* _Entries supplied_:

◇ ◇ ◇ ◇ ◇

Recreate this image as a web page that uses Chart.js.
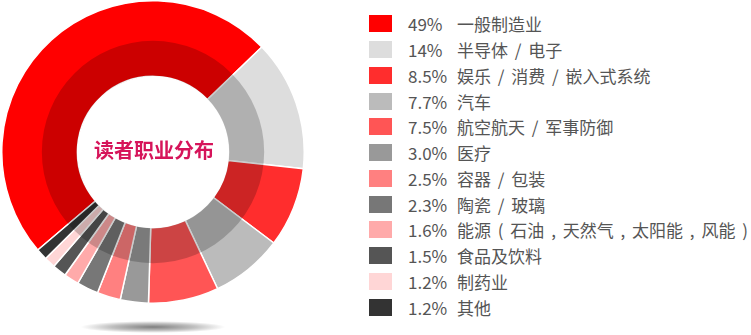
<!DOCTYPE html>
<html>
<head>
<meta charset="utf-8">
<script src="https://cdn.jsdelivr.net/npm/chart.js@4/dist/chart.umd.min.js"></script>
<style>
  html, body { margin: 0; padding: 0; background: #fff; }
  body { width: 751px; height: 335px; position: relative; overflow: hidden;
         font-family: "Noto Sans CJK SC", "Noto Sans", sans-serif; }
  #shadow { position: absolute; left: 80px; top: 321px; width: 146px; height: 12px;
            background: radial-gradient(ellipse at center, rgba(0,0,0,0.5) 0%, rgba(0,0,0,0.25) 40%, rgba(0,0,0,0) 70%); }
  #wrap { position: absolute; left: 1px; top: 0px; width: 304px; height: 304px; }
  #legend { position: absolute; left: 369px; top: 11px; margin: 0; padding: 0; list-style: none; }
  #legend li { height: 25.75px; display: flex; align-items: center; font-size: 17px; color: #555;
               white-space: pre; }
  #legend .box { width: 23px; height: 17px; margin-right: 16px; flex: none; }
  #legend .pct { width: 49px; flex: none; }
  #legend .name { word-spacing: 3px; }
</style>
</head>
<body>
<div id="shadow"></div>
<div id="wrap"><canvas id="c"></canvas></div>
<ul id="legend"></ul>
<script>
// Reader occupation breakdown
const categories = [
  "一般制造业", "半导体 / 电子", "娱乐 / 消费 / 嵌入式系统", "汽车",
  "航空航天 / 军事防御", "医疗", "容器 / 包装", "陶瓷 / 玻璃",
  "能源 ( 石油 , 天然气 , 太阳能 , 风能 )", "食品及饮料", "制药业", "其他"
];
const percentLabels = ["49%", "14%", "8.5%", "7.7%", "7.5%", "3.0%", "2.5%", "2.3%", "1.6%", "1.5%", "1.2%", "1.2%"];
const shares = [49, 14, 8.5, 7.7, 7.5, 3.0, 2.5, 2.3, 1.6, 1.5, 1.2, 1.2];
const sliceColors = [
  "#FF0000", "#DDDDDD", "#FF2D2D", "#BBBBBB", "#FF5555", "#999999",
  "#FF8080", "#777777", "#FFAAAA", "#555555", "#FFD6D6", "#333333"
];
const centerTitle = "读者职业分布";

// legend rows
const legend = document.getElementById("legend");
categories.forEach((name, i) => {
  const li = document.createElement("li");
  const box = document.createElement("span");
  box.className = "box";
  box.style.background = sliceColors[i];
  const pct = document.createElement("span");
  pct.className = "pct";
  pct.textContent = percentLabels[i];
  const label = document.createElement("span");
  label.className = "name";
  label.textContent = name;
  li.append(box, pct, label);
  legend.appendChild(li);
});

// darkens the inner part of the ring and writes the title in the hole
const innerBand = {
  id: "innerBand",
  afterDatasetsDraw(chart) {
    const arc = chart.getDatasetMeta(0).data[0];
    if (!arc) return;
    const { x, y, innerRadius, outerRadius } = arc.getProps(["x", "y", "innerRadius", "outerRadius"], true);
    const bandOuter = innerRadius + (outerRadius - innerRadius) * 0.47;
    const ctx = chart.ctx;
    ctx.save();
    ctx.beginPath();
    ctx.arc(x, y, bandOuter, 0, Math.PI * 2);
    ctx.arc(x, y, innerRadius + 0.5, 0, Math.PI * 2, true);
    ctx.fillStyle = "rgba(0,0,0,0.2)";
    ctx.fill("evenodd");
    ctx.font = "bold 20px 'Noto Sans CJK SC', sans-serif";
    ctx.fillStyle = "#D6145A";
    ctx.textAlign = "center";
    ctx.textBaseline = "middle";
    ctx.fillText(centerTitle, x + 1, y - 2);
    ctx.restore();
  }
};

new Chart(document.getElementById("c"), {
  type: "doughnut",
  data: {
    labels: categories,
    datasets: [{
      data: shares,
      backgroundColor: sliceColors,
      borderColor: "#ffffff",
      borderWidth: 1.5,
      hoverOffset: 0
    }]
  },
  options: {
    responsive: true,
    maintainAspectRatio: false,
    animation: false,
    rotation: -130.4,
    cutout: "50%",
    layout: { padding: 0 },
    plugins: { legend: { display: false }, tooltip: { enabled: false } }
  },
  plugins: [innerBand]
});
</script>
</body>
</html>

◇ ◇ ◇ ◇ ◇

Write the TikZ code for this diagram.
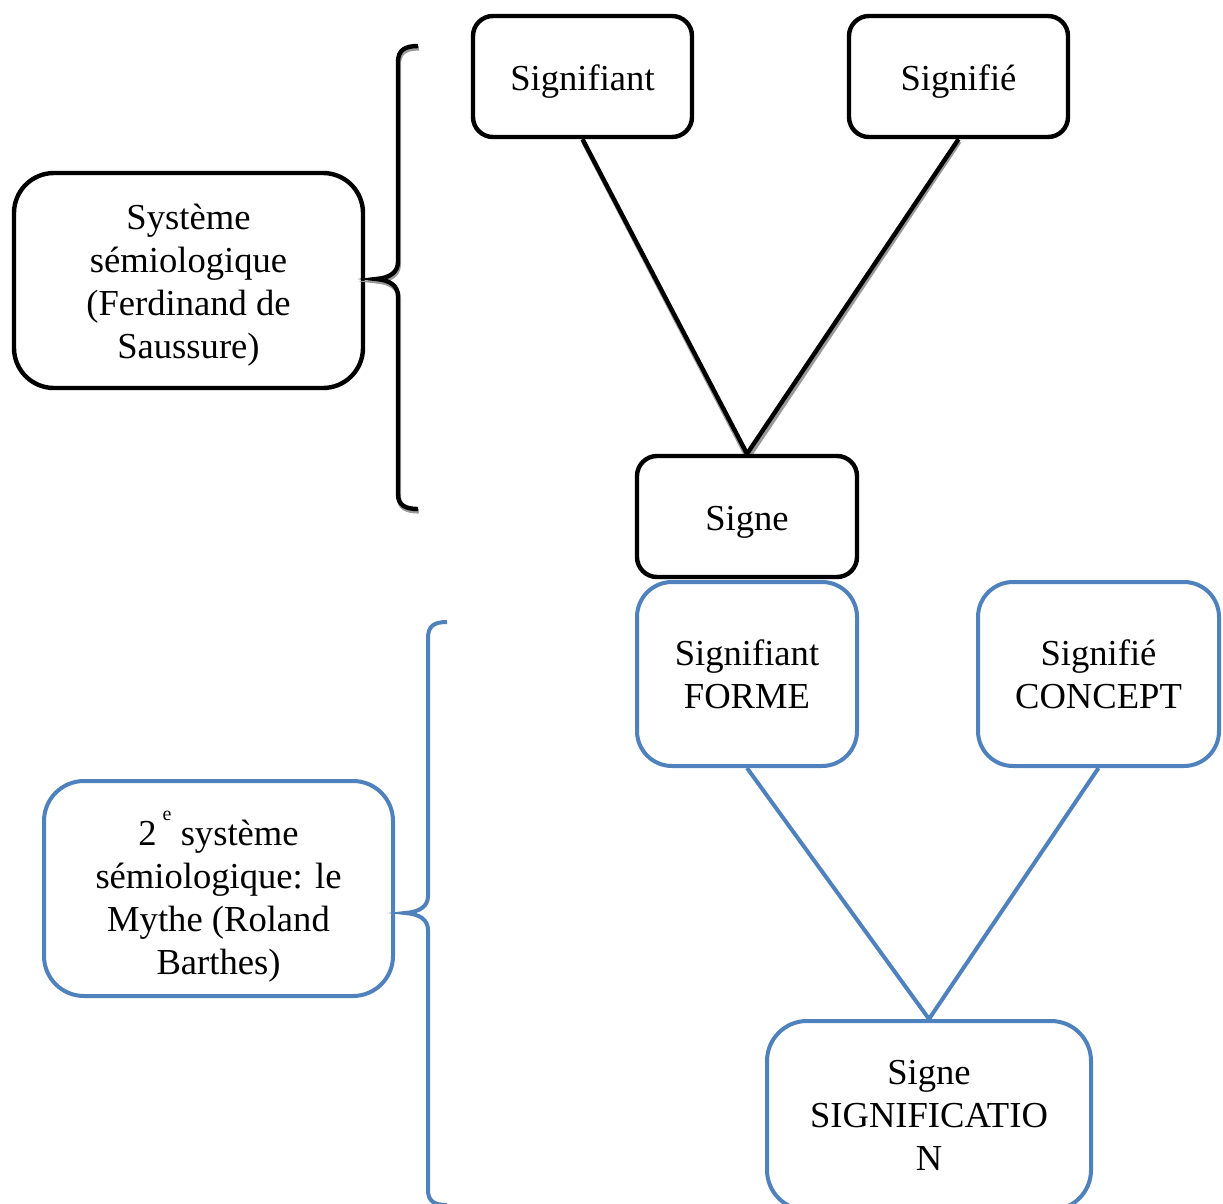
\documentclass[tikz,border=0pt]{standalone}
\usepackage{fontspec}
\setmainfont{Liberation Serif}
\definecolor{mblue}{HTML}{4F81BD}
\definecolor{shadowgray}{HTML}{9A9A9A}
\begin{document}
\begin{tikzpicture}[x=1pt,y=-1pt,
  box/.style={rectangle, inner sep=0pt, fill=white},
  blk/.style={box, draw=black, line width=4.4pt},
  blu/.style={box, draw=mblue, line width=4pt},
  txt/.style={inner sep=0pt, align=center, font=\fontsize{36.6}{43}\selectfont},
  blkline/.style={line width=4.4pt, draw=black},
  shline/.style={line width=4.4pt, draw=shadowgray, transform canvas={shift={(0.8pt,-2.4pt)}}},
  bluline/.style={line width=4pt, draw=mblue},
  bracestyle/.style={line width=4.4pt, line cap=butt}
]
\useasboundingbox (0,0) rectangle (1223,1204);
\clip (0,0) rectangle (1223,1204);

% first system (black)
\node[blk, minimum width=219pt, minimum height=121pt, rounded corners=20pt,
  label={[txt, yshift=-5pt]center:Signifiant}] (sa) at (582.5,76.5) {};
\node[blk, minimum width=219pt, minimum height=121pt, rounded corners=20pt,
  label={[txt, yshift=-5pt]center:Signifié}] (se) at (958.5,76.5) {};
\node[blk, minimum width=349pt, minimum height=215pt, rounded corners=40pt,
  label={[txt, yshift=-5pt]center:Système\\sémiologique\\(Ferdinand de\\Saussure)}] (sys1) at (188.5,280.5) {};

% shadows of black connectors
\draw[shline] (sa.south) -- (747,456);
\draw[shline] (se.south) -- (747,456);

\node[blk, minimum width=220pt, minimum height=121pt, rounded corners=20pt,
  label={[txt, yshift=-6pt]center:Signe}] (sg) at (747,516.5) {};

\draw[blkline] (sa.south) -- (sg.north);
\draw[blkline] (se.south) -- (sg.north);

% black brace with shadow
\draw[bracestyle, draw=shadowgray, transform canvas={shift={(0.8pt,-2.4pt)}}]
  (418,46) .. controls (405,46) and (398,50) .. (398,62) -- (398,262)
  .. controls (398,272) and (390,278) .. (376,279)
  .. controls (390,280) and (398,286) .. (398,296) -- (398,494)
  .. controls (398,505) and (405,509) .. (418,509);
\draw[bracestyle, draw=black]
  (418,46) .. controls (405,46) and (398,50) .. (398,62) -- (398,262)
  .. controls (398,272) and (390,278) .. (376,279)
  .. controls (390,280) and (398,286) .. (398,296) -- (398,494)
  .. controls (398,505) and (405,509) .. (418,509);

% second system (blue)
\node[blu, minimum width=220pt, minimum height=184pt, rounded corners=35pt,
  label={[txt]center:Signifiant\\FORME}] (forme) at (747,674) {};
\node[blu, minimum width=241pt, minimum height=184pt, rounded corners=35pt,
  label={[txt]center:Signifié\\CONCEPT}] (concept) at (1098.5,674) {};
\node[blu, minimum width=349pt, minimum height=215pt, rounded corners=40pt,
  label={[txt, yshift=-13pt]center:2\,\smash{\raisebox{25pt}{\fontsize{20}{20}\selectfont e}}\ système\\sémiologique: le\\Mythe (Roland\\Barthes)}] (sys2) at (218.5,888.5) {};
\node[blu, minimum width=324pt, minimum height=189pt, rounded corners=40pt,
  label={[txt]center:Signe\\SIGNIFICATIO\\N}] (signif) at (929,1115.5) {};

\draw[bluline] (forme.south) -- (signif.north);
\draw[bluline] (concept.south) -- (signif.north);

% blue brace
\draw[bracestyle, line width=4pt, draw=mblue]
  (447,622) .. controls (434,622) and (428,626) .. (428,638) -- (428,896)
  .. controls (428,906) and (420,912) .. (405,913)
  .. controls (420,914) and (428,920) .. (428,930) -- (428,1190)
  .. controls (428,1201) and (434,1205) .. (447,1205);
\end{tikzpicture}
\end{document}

◇ ◇ ◇ ◇ ◇

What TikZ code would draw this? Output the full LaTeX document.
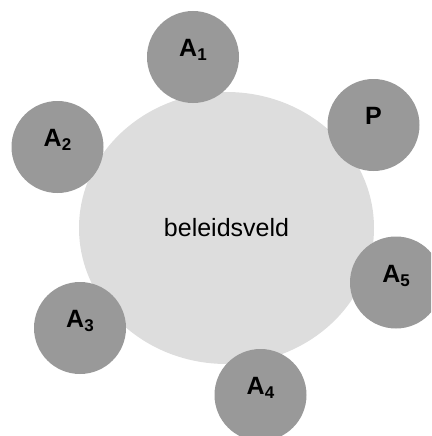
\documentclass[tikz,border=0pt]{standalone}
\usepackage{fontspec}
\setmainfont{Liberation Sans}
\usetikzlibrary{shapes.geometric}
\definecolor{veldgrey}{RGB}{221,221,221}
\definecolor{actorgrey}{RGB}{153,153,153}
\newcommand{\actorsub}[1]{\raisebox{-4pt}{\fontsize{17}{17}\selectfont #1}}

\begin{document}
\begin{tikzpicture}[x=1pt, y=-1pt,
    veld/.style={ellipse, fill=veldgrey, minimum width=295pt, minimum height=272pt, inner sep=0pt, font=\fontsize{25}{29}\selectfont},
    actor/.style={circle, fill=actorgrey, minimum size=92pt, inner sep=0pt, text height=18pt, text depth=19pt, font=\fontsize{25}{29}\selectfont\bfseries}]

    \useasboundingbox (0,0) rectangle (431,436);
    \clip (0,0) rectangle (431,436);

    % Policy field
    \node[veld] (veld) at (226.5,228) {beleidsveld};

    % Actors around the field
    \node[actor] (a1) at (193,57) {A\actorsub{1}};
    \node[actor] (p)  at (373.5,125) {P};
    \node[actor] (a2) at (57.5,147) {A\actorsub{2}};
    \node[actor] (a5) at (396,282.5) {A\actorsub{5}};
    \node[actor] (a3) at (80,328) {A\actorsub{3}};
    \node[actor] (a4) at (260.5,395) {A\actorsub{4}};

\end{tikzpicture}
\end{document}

◇ ◇ ◇ ◇ ◇

* _Written exercise_:
Review the material and copy each line in which the word "this" appears.

* _Task result_:
Recreate this image as a web page that uses Chart.js.
Write the TikZ code for this diagram.
What TikZ code would draw this? Output the full LaTeX document.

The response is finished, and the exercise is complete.